Cuando desperté esta mañana llovía y me pregunté si la lluvia alejaba o multiplicaba el virus. Me vino a la mente la voz «miasma», tan decimonónica, tan esponjosa, tan propia del miedo de los hombres a la muerte que acecha desde una biología ignota: los cadáveres, los pantanos, las marismas. Y no me gustó que fuera esa palabra odiosa la primera que me rondara esta nueva jornada de reclusión. Bien es verdad que más me disgustó reparar en que hace días que desaparecieron las erecciones matutinas, que siempre hemos tenido los hombres y las mujeres por una señal de buena salud.

No mejoró mi ánimo el repaso del informe del Grupo de respuesta al virus del Imperial College de Londres firmado por Neil Ferguson et al. que, aunque datado ayer, ha sido la sensación del día. Las microsimulaciones ensayadas por estos expertos arrojaron unos resultados que uno quisiera llamar inquietantes para no malgastar adjetivos como terrible, horrible o brutal. Esos tres últimos nos van a hacer mucha falta después, así que haremos bien reservándolos, como reserva el chef las colas de los camarones después de tener listo el fumé. El informe ha desatado un intenso debate sobre los modelos de contención y supresión de la pandemia. Se discute sobre tipos de confinamiento, va ganando fuerza la idea de un «confinamiento estratificado» que iría aplanando la curva mediante sucesivas liberaciones de contingentes de población segmentado por edades. Los individuos de estos contingentes que consigan sobrevivir se irían inmunizando y mejorando así el índice de supervivencia general de la población humana. ¡Ah, si es que estamos viviendo en el guion de una película apocalíptica, tú! Intenté representarme gráficamente este procedimiento y se me ocurrió que es algo parecido a esos grupos de embarque en los que nos segmentan a la hora de subir a un avión: el prioritario, que a veces son dos distintos, y después por números hasta la 3 o el 4, según la envergadura del aparato. Bien, el confinamiento estratificado vendría a ser la puesta en marcha de ese sistema de subir gente al avión controlándola con guardias armados en ciudades perimetradas con tropas, mientras el piloto en la cabina, despeinado y confuso, le reza a la Virgen de las Miasmas para que el aparato obedezca a las leyes de la física y no se le caiga.

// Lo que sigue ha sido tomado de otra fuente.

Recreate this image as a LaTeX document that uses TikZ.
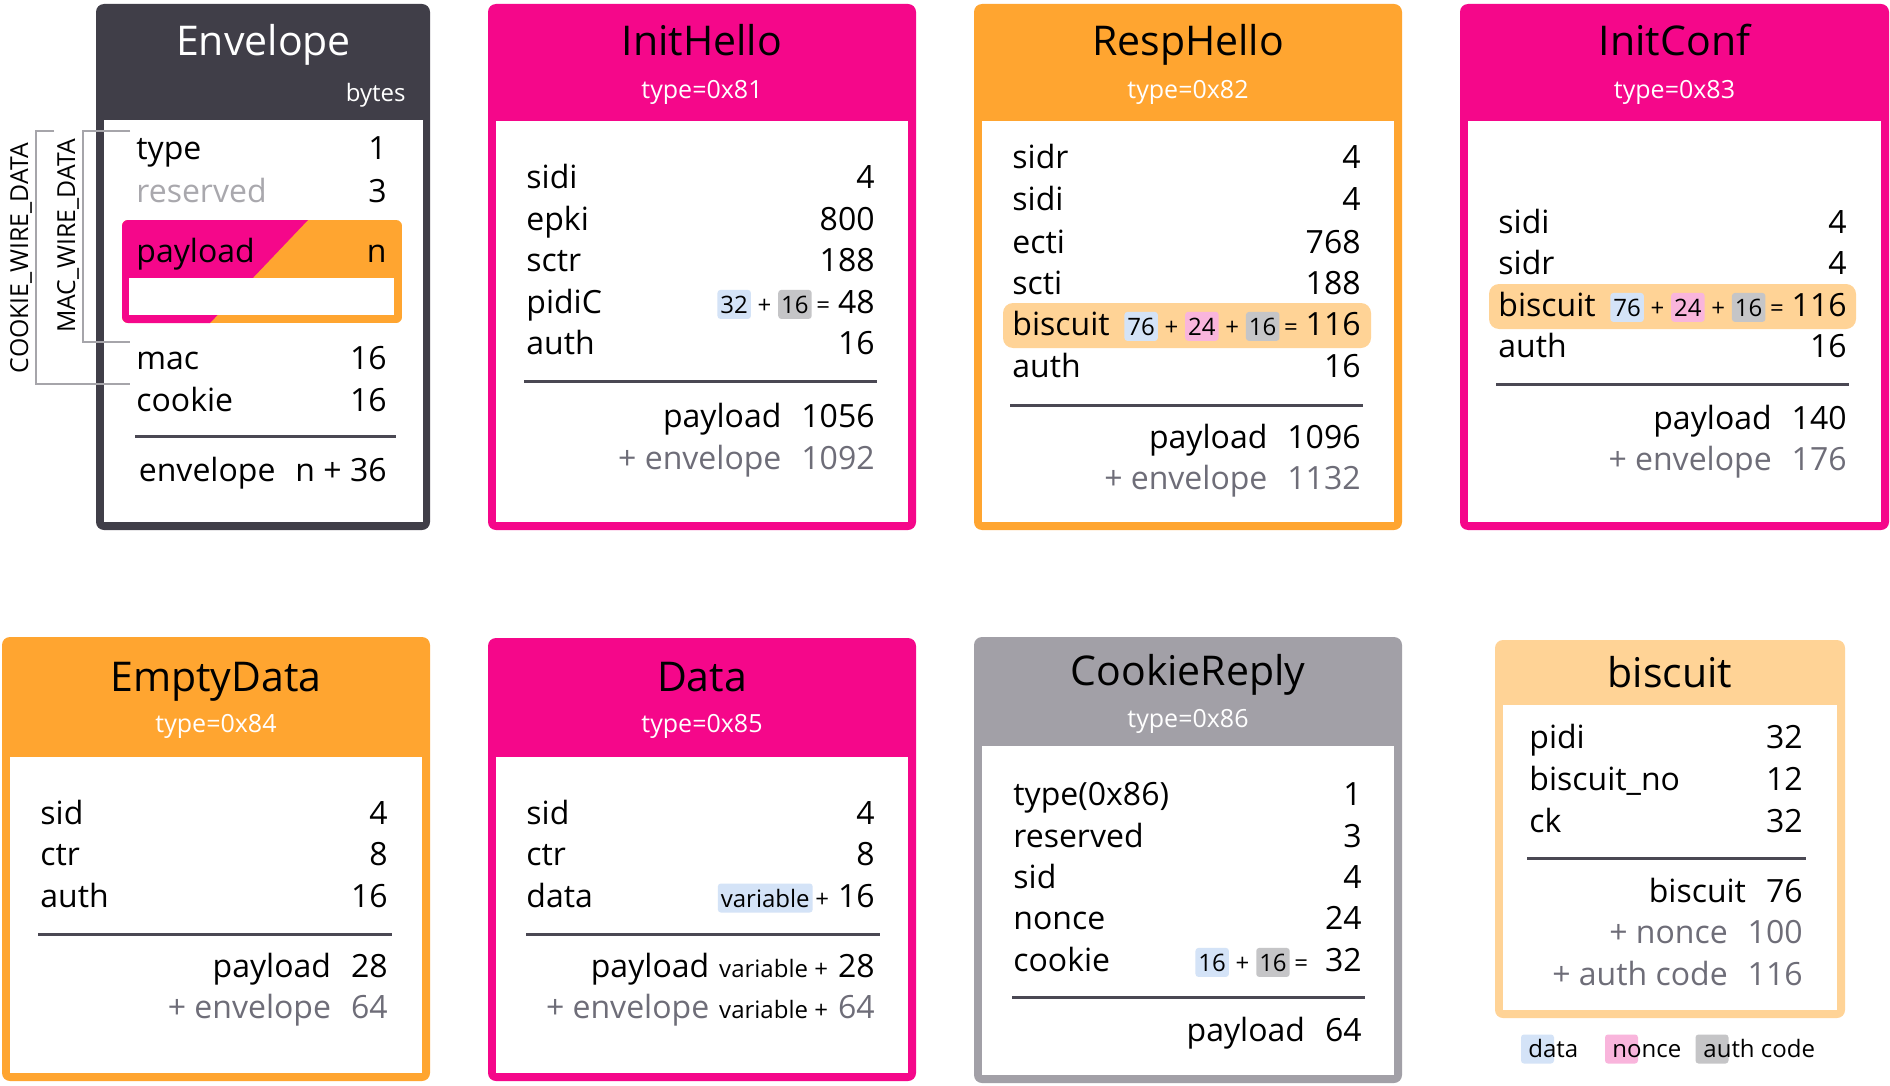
\documentclass[tikz,border=0pt]{standalone}
\usepackage{fontspec}
\setmainfont{Open Sans}
\usetikzlibrary{positioning}

\definecolor{envdark}{HTML}{403E48}
\definecolor{msgpink}{HTML}{F5078A}
\definecolor{msgorange}{HTML}{FFA530}
\definecolor{msggray}{HTML}{A2A0A7}
\definecolor{biscuitbg}{HTML}{FFD396}
\definecolor{chipdata}{HTML}{D4E3F7}
\definecolor{chipnonce}{HTML}{F9B5DC}
\definecolor{chipauth}{HTML}{C5C5C7}
\definecolor{sumgray}{HTML}{6E6D78}
\definecolor{resgray}{HTML}{A9A8AD}
\definecolor{rulegray}{HTML}{4A4853}
\definecolor{brackgray}{HTML}{A6A5AA}

\newcommand{\msgtitle}{\fontsize{20.5}{24}\selectfont}
\newcommand{\msgtype}{\fontsize{12.5}{15}\selectfont}
\newcommand{\msgfield}{\fontsize{16}{19}\selectfont}
\newcommand{\msgsmall}{\fontsize{12}{14}\selectfont}
\newcommand{\msgside}{\fontsize{12.4}{15}\selectfont}

\begin{document}
\begin{tikzpicture}[
    x=0.5pt, y=-0.5pt,
    node distance=3pt,
    frame/.style={rounded corners=4pt},
    ttl/.style={anchor=base, inner sep=0pt, font=\msgtitle},
    typ/.style={anchor=base, inner sep=0pt, font=\msgtype, text=white},
    lbl/.style={anchor=base west, inner sep=0pt, font=\msgfield},
    num/.style={anchor=base east, inner sep=0pt, font=\msgfield},
    sum/.style={num, text=sumgray},
    chip/.style={rounded corners=1.5pt, inner ysep=0pt, inner xsep=1.5pt, minimum width=16.5pt, minimum height=14.5pt, font=\msgsmall},
    op/.style={inner sep=0pt, font=\msgsmall},
    rule/.style={line width=1.5pt, draw=rulegray},
    brk/.style={line width=1pt, draw=brackgray},
    hilite/.style={fill=biscuitbg, rounded corners=5pt}
]
\fill[white] (0,0) rectangle (1890,1086);
\useasboundingbox (0,0) rectangle (1890,1086);

% Envelope
\fill[envdark, frame] (96,4) rectangle (430,530);
\fill[white] (104,120) rectangle (423,522);
\node[ttl, text=white] (env-title) at (263.5,56) {Envelope};
\node[anchor=base east, inner sep=0pt, font=\msgsmall, text=white] (env-bytes) at (406,102) {bytes};
\node[lbl] (env-l1) at (136,160) {type};
\node[num] (env-n1) at (387,160) {1};
\node[lbl, text=resgray] (env-l2) at (136,202) {reserved};
\node[num] (env-n2) at (387,202) {3};
\begin{scope}
  \clip[rounded corners=3pt] (122,220) rectangle (402,323);
  \fill[msgorange] (122,220) rectangle (402,323);
  \fill[msgpink] (122,220) -- (308,220) -- (210,323) -- (122,323) -- cycle;
\end{scope}
\fill[white] (129,278) rectangle (394,315);
\node[lbl] (env-l3) at (136,262) {payload};
\node[num] (env-n3) at (387,262) {n};
\node[lbl] (env-l4) at (136,369) {mac};
\node[num] (env-n4) at (387,369) {16};
\node[lbl] (env-l5) at (136,411) {cookie};
\node[num] (env-n5) at (387,411) {16};
\draw[rule] (135,436) -- (396,436);
\node[num] (env-sum) at (387,481) {envelope\hskip10pt n + 36};

% Wire data brackets
\coordinate (mac-a) at (130,131);
\coordinate (mac-b) at (130,342);
\coordinate (ck-a) at (54,131);
\coordinate (ck-b) at (130,384);
\draw[brk] (mac-a) -- (83,131) |- (mac-b);
\draw[brk] (ck-a) -- (36,131) |- (ck-b);
\node[rotate=90, inner sep=0pt, font=\msgside] (mac-lbl) at (68,236) {MAC\_WIRE\_DATA};
\node[rotate=90, inner sep=0pt, font=\msgside] (ck-lbl) at (21,258) {COOKIE\_WIRE\_DATA};

% InitHello
\fill[msgpink, frame] (488,4) rectangle (916,530);
\fill[white] (496,121) rectangle (908,522);
\node[ttl] (ih-title) at (702,56) {InitHello};
\node[typ] (ih-type) at (702,98) {type=0x81};
\foreach \lab/\val/\y [count=\i] in {sidi/4/188, epki/800/230, sctr/188/271, auth/16/354} {
    \node[lbl] (ih-l\i) at (526,\y) {\lab};
    \node[num] (ih-n\i) at (875,\y) {\val};
}
\node[lbl] (ih-pidic) at (526,313) {pidiC};
\node[num] (ih-pidic-n) at (875,313) {48};
\node[op, base left=3.5pt of ih-pidic-n] (ih-eq) {=};
\node[chip, fill=chipauth, base left=2pt of ih-eq] (ih-c2) {16};
\node[op, base left=of ih-c2] (ih-plus) {+};
\node[chip, fill=chipdata, base left=of ih-plus] (ih-c1) {32};
\draw[rule] (524,381) -- (877,381);
\node[num] (ih-pay) at (875,427) {payload\hskip10pt 1056};
\node[sum] (ih-env) at (875,469) {+ envelope\hskip10pt 1092};

% RespHello
\fill[msgorange, frame] (974,4) rectangle (1402,530);
\fill[white] (982,121) rectangle (1394,522);
\node[ttl] (rh-title) at (1188,56) {RespHello};
\node[typ] (rh-type) at (1188,98) {type=0x82};
\foreach \lab/\val/\y [count=\i] in {sidr/4/169, sidi/4/210, ecti/768/253, scti/188/294, auth/16/377} {
    \node[lbl] (rh-l\i) at (1012,\y) {\lab};
    \node[num] (rh-n\i) at (1361,\y) {\val};
}
\fill[hilite] (1003,303) rectangle (1371,348);
\node[lbl] (rh-bis) at (1012,335) {biscuit};
\node[num] (rh-bis-n) at (1361,335) {116};
\node[op, base left=3.5pt of rh-bis-n] (rh-eq) {=};
\node[chip, fill=chipauth, base left=2pt of rh-eq] (rh-c3) {16};
\node[op, base left=of rh-c3] (rh-plus2) {+};
\node[chip, fill=chipnonce, base left=of rh-plus2] (rh-c2) {24};
\node[op, base left=of rh-c2] (rh-plus1) {+};
\node[chip, fill=chipdata, base left=of rh-plus1] (rh-c1) {76};
\draw[rule] (1010,405) -- (1363,405);
\node[num] (rh-pay) at (1361,448) {payload\hskip10pt 1096};
\node[sum] (rh-env) at (1361,489) {+ envelope\hskip10pt 1132};

% InitConf
\fill[msgpink, frame] (1460,4) rectangle (1889,530);
\fill[white] (1468,121) rectangle (1881,522);
\node[ttl] (ic-title) at (1674.5,56) {InitConf};
\node[typ] (ic-type) at (1674.5,98) {type=0x83};
\foreach \lab/\val/\y [count=\i] in {sidi/4/233, sidr/4/274, auth/16/357} {
    \node[lbl] (ic-l\i) at (1498,\y) {\lab};
    \node[num] (ic-n\i) at (1847,\y) {\val};
}
\fill[hilite] (1489,284) rectangle (1856,329);
\node[lbl] (ic-bis) at (1498,316) {biscuit};
\node[num] (ic-bis-n) at (1847,316) {116};
\node[op, base left=3.5pt of ic-bis-n] (ic-eq) {=};
\node[chip, fill=chipauth, base left=2pt of ic-eq] (ic-c3) {16};
\node[op, base left=of ic-c3] (ic-plus2) {+};
\node[chip, fill=chipnonce, base left=of ic-plus2] (ic-c2) {24};
\node[op, base left=of ic-c2] (ic-plus1) {+};
\node[chip, fill=chipdata, base left=of ic-plus1] (ic-c1) {76};
\draw[rule] (1496,384) -- (1849,384);
\node[num] (ic-pay) at (1847,429) {payload\hskip10pt 140};
\node[sum] (ic-env) at (1847,470) {+ envelope\hskip10pt 176};

% EmptyData
\fill[msgorange, frame] (2,637) rectangle (430,1081);
\fill[white] (10,757) rectangle (422,1073);
\node[ttl] (ed-title) at (216,691) {EmptyData};
\node[typ] (ed-type) at (216,732) {type=0x84};
\foreach \lab/\val/\y [count=\i] in {sid/4/824, ctr/8/865, auth/16/907} {
    \node[lbl] (ed-l\i) at (40,\y) {\lab};
    \node[num] (ed-n\i) at (388,\y) {\val};
}
\draw[rule] (38,934) -- (392,934);
\node[num] (ed-pay) at (388,977) {payload\hskip10pt 28};
\node[sum] (ed-env) at (388,1018) {+ envelope\hskip10pt 64};

% Data
\fill[msgpink, frame] (488,638) rectangle (916,1081);
\fill[white] (496,757) rectangle (908,1073);
\node[ttl] (dt-title) at (702,691) {Data};
\node[typ] (dt-type) at (702,732) {type=0x85};
\foreach \lab/\val/\y [count=\i] in {sid/4/824, ctr/8/865} {
    \node[lbl] (dt-l\i) at (526,\y) {\lab};
    \node[num] (dt-n\i) at (875,\y) {\val};
}
\node[lbl] (dt-data) at (526,907) {data};
\node[num] (dt-data-n) at (875,907) {16};
\node[op, base left=4pt of dt-data-n] (dt-plus) {+};
\node[chip, fill=chipdata, base left=1pt of dt-plus] (dt-c1) {variable};
\draw[rule] (526,934) -- (880,934);
\node[num] (dt-pay) at (875,977) {payload\hskip5pt{\msgsmall variable +}\hskip5pt 28};
\node[sum] (dt-env) at (875,1018) {+ envelope\hskip5pt{\msgsmall\color{black}variable +}\hskip5pt 64};

% CookieReply
\fill[msggray, frame] (974,637) rectangle (1402,1083);
\fill[white] (982,746) rectangle (1394,1075);
\node[ttl] (cr-title) at (1188,685) {CookieReply};
\node[typ] (cr-type) at (1188,727) {type=0x86};
\foreach \lab/\val/\y [count=\i] in {type(0x86)/1/805, reserved/3/847, sid/4/888, nonce/24/929} {
    \node[lbl] (cr-l\i) at (1013,\y) {\lab};
    \node[num] (cr-n\i) at (1362,\y) {\val};
}
\node[lbl] (cr-cookie) at (1013,971) {cookie};
\node[num] (cr-cookie-n) at (1362,971) {32};
\node[op, base left=8pt of cr-cookie-n] (cr-eq) {=};
\node[chip, fill=chipauth, base left=2pt of cr-eq] (cr-c2) {16};
\node[op, base left=of cr-c2] (cr-plus) {+};
\node[chip, fill=chipdata, base left=of cr-plus] (cr-c1) {16};
\draw[rule] (1012,997) -- (1365,997);
\node[num] (cr-pay) at (1362,1041) {payload\hskip10pt 64};

% biscuit
\fill[biscuitbg, frame] (1495,640) rectangle (1845,1018);
\fill[white] (1503,705) rectangle (1837,1010);
\node[ttl] (bs-title) at (1670,687) {biscuit};
\foreach \lab/\val/\y [count=\i] in {pidi/32/748, biscuit\_no/12/790, ck/32/832} {
    \node[lbl] (bs-l\i) at (1529,\y) {\lab};
    \node[num] (bs-n\i) at (1803,\y) {\val};
}
\draw[rule] (1527,858) -- (1806,858);
\node[num] (bs-tot1) at (1803,902) {biscuit\hskip10pt 76};
\node[sum] (bs-tot2) at (1803,943) {+ nonce\hskip10pt 100};
\node[sum] (bs-tot3) at (1803,985) {+ auth code\hskip10pt 116};

% Legend
\node[chip, fill=chipdata] (lg-c1) at (1537.5,1049) {};
\node[chip, fill=chipnonce] (lg-c2) at (1621.5,1049) {};
\node[chip, fill=chipauth] (lg-c3) at (1712,1049) {};
\node[anchor=base west, inner sep=0pt, font=\msgsmall] (lg-data) at (1528,1057) {data};
\node[anchor=base west, inner sep=0pt, font=\msgsmall] (lg-nonce) at (1612,1057) {nonce};
\node[anchor=base west, inner sep=0pt, font=\msgsmall] (lg-auth) at (1703,1057) {auth code};

\end{tikzpicture}
\end{document}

Mi amigo G. me llamó para insistir en que debo enfermar antes. «Cuanto antes caigamos enfermos mejor, porque estaremos inmunizados cuando la cosa reviente», arguye. G. quiere que subamos a un helicóptero, antes de que los epidemiólogos decidan nuestro lugar en la cola de embarque del Boeing.

Hoy el trabajo sobre Grossman me dio muchas alegrías. Emociona corregir lo que antes tacharon la censura y la autocensura. Tendremos una edición prístina de este libro, donde el lápiz de tachar de los censores se notará menos, mucho menos. No podía haberme tocado empresa más edificante para dedicarle todas las horas que le hurto estos días al miedo a enfermar y morir.

A media tarde bajé a la calle unos minutos para que Bruno se aliviara. Había un tipo gordo comiéndose un cono de helado apoyado en una farola. Era el único humano a la vista. En la camisa de uniforme se leía Ascensors Martí. Estoy seguro de que no había visto una imagen semejante en esta calle jamás. La pandemia promueve la indolencia y provoca que los gordos dejen de esconderse para tomar helado. Es la desinhibición propia de todos los estados límite.

Cayendo la noche supe que murió el escritor ruso Eduard Limónov, de manera que la curva de ventas del sorprendente libro que le dedicó Emmanuel Carrère emulará estos días a la del COVID-19. En formato electrónico, ya se sabe. No lo mató este virus, sino la vida. El ponzoñoso virus que a veces, y así lo contó Limónov, la vida es.